## Directive
Print the entries below exactly as they appear, from the first line up to and including the line with "95, 93, 95]". Do not print any pictures.

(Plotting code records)
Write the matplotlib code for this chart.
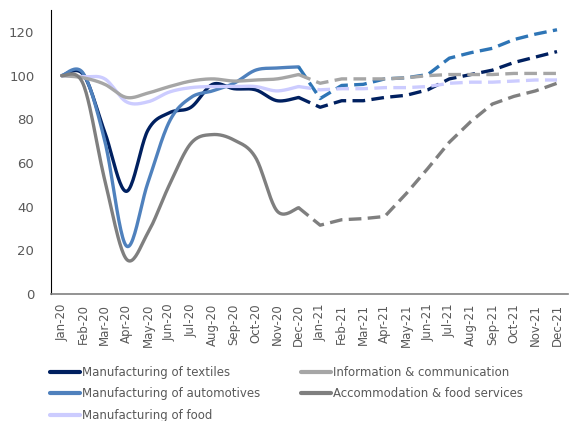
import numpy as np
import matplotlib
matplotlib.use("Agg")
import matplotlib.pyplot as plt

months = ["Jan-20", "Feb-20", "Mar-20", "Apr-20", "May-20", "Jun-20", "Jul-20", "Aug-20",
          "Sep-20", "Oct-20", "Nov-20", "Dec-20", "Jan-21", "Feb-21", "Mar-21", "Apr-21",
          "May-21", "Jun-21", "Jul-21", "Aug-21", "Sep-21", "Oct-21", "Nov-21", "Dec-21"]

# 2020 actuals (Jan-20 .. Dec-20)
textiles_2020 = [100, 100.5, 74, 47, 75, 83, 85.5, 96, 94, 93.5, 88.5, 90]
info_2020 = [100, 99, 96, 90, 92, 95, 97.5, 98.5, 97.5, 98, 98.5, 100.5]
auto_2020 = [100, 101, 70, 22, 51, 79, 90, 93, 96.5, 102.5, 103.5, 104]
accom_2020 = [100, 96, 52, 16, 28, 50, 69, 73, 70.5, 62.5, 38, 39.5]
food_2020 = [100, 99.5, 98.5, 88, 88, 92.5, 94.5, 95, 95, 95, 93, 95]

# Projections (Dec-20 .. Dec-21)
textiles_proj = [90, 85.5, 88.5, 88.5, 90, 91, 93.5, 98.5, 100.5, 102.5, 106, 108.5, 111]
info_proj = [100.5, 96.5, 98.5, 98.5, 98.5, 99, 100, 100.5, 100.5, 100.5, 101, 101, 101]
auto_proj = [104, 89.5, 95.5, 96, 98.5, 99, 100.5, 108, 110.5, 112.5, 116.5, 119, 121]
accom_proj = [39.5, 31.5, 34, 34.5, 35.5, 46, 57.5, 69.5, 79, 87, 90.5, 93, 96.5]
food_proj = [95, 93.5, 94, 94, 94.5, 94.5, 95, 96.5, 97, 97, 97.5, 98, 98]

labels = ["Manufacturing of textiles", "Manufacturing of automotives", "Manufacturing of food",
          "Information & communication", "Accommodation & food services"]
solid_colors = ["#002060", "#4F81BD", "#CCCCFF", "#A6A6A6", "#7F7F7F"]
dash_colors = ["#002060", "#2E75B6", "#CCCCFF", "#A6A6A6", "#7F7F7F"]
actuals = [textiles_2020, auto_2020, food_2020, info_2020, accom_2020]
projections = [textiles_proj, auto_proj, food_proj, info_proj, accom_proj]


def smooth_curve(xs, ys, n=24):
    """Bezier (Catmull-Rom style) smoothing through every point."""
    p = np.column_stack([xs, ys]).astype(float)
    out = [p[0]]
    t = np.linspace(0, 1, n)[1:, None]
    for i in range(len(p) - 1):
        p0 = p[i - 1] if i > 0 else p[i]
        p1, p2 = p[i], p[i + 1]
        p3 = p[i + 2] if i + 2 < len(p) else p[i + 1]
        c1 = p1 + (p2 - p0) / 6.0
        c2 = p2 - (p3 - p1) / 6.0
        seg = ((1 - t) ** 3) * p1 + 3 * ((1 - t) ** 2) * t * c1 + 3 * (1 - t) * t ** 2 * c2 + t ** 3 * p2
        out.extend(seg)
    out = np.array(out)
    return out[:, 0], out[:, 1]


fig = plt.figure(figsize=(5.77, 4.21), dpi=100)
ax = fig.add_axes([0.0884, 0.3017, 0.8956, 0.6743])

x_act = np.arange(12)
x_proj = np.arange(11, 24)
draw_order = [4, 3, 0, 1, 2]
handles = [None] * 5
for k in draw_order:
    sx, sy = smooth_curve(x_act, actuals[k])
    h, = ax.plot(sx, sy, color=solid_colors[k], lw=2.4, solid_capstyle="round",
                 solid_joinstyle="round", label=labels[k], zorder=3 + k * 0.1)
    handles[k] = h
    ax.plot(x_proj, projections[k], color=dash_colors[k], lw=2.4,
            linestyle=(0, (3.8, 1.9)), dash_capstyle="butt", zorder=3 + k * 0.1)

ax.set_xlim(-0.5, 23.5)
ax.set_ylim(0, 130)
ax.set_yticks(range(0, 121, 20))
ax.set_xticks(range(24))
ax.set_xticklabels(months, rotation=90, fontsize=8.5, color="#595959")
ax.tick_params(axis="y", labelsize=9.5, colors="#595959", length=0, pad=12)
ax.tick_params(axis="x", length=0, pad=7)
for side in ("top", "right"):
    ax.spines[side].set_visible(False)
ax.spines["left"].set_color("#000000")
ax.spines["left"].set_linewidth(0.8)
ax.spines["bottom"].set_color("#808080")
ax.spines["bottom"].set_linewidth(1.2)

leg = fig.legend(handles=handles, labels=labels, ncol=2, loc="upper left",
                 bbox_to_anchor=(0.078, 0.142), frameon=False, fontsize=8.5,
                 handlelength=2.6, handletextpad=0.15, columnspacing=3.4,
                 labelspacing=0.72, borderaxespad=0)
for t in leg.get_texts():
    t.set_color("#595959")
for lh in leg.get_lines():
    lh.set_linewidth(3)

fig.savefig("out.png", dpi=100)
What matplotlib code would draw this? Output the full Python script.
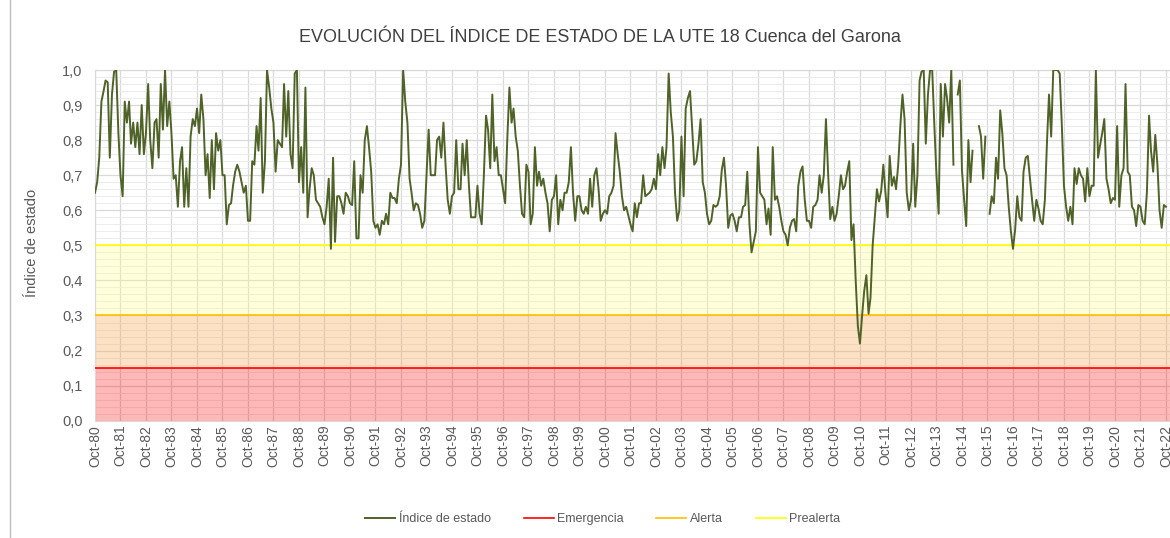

## Response to the task
Write the matplotlib code for this chart.
import numpy as np
import matplotlib
matplotlib.use("Agg")
import matplotlib.pyplot as plt

months = ["Jan-20", "Feb-20", "Mar-20", "Apr-20", "May-20", "Jun-20", "Jul-20", "Aug-20",
          "Sep-20", "Oct-20", "Nov-20", "Dec-20", "Jan-21", "Feb-21", "Mar-21", "Apr-21",
          "May-21", "Jun-21", "Jul-21", "Aug-21", "Sep-21", "Oct-21", "Nov-21", "Dec-21"]

# 2020 actuals (Jan-20 .. Dec-20)
textiles_2020 = [100, 100.5, 74, 47, 75, 83, 85.5, 96, 94, 93.5, 88.5, 90]
info_2020 = [100, 99, 96, 90, 92, 95, 97.5, 98.5, 97.5, 98, 98.5, 100.5]
auto_2020 = [100, 101, 70, 22, 51, 79, 90, 93, 96.5, 102.5, 103.5, 104]
accom_2020 = [100, 96, 52, 16, 28, 50, 69, 73, 70.5, 62.5, 38, 39.5]
food_2020 = [100, 99.5, 98.5, 88, 88, 92.5, 94.5, 95, 95, 95, 93, 95]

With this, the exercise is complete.